Structures and enthusiasm are not enough to face the environmental crisis, he added, saying “solid preparation is needed.”

“In the Catholic Church, attention to the protection of creation finds its roots in the patrimony of reflections, ideas, and tools for action contained in her social doctrine,” he said.

Pontifical Lateran University. . calu777_cc 2.0

Francis said that expressions of freedom, justice, mutual respect, solidarity, equity, and the common good were used today to “justify any action” in the face of “the degradation that threatens the planet.”

“This is why educating and training remain the ways to go in order to move from commitment to the environment to proper ecological responsibility,” he commented.

Both believers and non-believers, he said, have a duty to develop concrete tools for safeguarding the planet’s ecosystems, “knowing that it is not given to us to dispose of them without measure.”

The pope added that the failure to have an ecological awareness not only has repercussions on the environment but also on human relationships and social life, and that these feed into the throwaway culture of exclusion, poverty, inequality, and forced displacement.

Cardinal Angelo De Donatis, Patriarch Bartholomew I, and Pope Francis.
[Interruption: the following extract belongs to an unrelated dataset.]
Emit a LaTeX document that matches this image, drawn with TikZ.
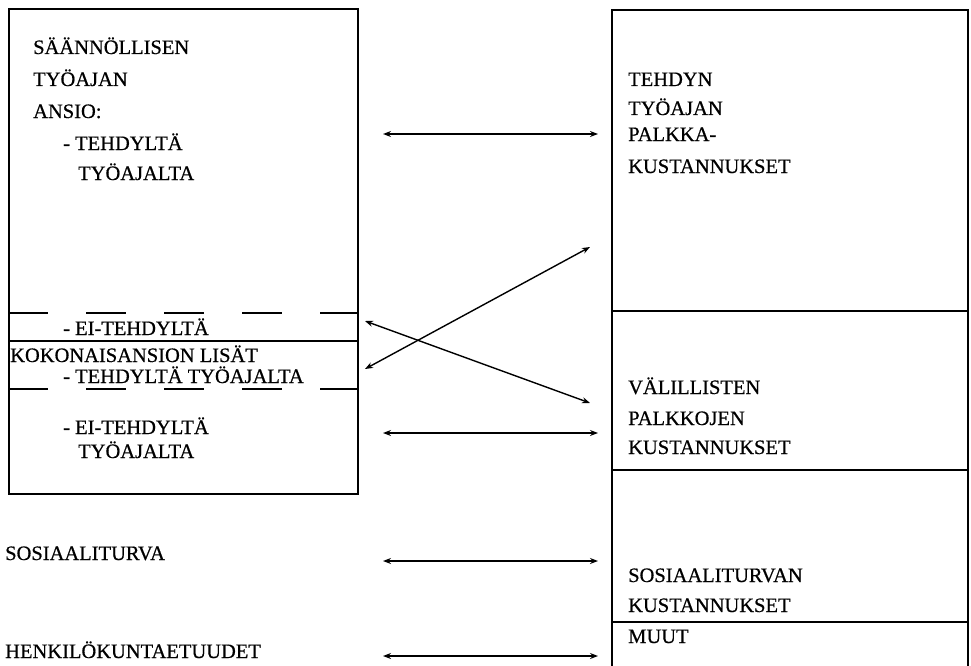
\documentclass[tikz,border=0pt]{standalone}
\usepackage{fontspec}
\setmainfont{Liberation Serif}
\newfontfamily\scanfont[FakeBold=0.6]{Liberation Serif}
\usetikzlibrary{arrows.meta}
\begin{document}
\begin{tikzpicture}[x=1pt,y=-1pt,
  lbl/.style={anchor=west,inner sep=0pt,text height=14pt,text depth=0pt,font=\scanfont\fontsize{20.5}{22}\selectfont},
  boxline/.style={line width=1.7pt},
  dashln/.style={line width=1.5pt,dash pattern=on 40pt off 38pt},
  dbl/.style={line width=1.4pt,{Stealth[length=8pt,width=6pt]}-{Stealth[length=8pt,width=6pt]}}]
\useasboundingbox (0,0) rectangle (971,666);
% left box
\node[boxline,draw,minimum width=349pt,minimum height=485pt,anchor=north west,inner sep=0pt] (lbox) at (8,8) {};
\draw[dashln] (lbox.west |- 0,313) coordinate (d1a) -- (lbox.east |- 0,313) coordinate (d1b);
\draw[boxline] (lbox.west |- 0,341) coordinate (s1a) -- (lbox.east |- 0,341) coordinate (s1b);
\draw[dashln] (lbox.west |- 0,389) coordinate (d2a) -- (lbox.east |- 0,389) coordinate (d2b);
% right box
\coordinate (rtl) at (612,10);
\coordinate (rtr) at (968,10);
\coordinate (rbl) at (612,672);
\coordinate (rbr) at (968,672);
\draw[boxline] (rbl) -- (rtl) -- (rtr) -- (rbr);
\draw[boxline] (612,311) coordinate (r1a) -- (968,311) coordinate (r1b);
\draw[boxline] (612,470) coordinate (r2a) -- (968,470) coordinate (r2b);
\draw[boxline] (612,622) coordinate (r3a) -- (968,622) coordinate (r3b);
% left texts
\node[lbl] (t1) at (33,47) {SÄÄNNÖLLISEN};
\node[lbl] (t2) at (33,79) {TYÖAJAN};
\node[lbl] (t3) at (33,111) {ANSIO:};
\node[lbl] (t4) at (63,143) {- TEHDYLTÄ};
\node[lbl] (t5) at (78,173) {TYÖAJALTA};
\node[lbl] (t6) at (63,328) {- EI-TEHDYLTÄ};
\node[lbl] (t7) at (10,355) {KOKONAISANSION LISÄT};
\node[lbl] (t8) at (63,376) {- TEHDYLTÄ TYÖAJALTA};
\node[lbl] (t9) at (63,427) {- EI-TEHDYLTÄ};
\node[lbl] (t10) at (78,451) {TYÖAJALTA};
\node[lbl] (t11) at (5,553) {SOSIAALITURVA};
\node[lbl] (t12) at (5,651) {HENKILÖKUNTAETUUDET};
% right texts
\node[lbl] (u1) at (628,79) {TEHDYN};
\node[lbl] (u2) at (628,108) {TYÖAJAN};
\node[lbl] (u3) at (628,134) {PALKKA-};
\node[lbl] (u4) at (628,166) {KUSTANNUKSET};
\node[lbl] (u5) at (628,387) {VÄLILLISTEN};
\node[lbl] (u6) at (628,418) {PALKKOJEN};
\node[lbl] (u7) at (628,447) {KUSTANNUKSET};
\node[lbl] (u8) at (628,575) {SOSIAALITURVAN};
\node[lbl] (u9) at (628,605) {KUSTANNUKSET};
\node[lbl] (u10) at (628,636) {MUUT};
% arrows
\coordinate (a1l) at (383,134); \coordinate (a1r) at (598,134);
\coordinate (a2l) at (365,369); \coordinate (a2r) at (590,247);
\coordinate (a3l) at (365,321); \coordinate (a3r) at (590,403);
\coordinate (a4l) at (383,433); \coordinate (a4r) at (598,433);
\coordinate (a5l) at (383,561); \coordinate (a5r) at (598,561);
\coordinate (a6l) at (383,656); \coordinate (a6r) at (598,656);
\draw[dbl] (a1l) -- (a1r);
\draw[dbl] (a2l) -- (a2r);
\draw[dbl] (a3l) -- (a3r);
\draw[dbl] (a4l) -- (a4r);
\draw[dbl] (a5l) -- (a5r);
\draw[dbl] (a6l) -- (a6r);
\end{tikzpicture}
\end{document}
Daniel Ibáñez/CNA.

Pope Francis’ letter was given to Cardinal De Donatis, the Vicar of Rome, at a live-streamed event at the Pontifical Lateran University on Oct. 7.

Patriarch Bartholomew and Audrey Azoulay, the director-general of UNESCO, were also present at the meeting, which included a speech by Pope Francis.

The pope encouraged the Lateran academic community to have “an attitude that requires openness, creativity, broader educational offers, but also sacrifice, commitment, transparency and honesty in choices, especially in this difficult time.”

“Let us definitively abandon that ‘it has always been done this way,’” the pope said, calling it a suicidal mentality, which “generates superficiality and answers that are valid only in appearance.”

“Instead, we are called to qualified work, which asks everyone for generosity and gratuitousness to respond to a cultural context whose challenges await concreteness, precision, and the ability to confront,” he said.

“May God fill us with his tenderness and pour out the strength of his love on our path,” he concluded, “‘so that we sow beauty and not pollution and destruction.’”

Francis has sought to galvanize efforts to protect the environment since his election in 2013. He issued the encyclical Laudato si’ in 2015, ahead of the U.N. Climate Change Conference in Paris, which negotiated the Paris Agreement.

He hopes to attend the 2021 U.N. Climate Change Conference (COP26), which begins at the end of October in Scotland.

The Glasgow summit will encourage governments to achieve the goals of the Paris Agreement and the U.N. Framework Convention on Climate Change.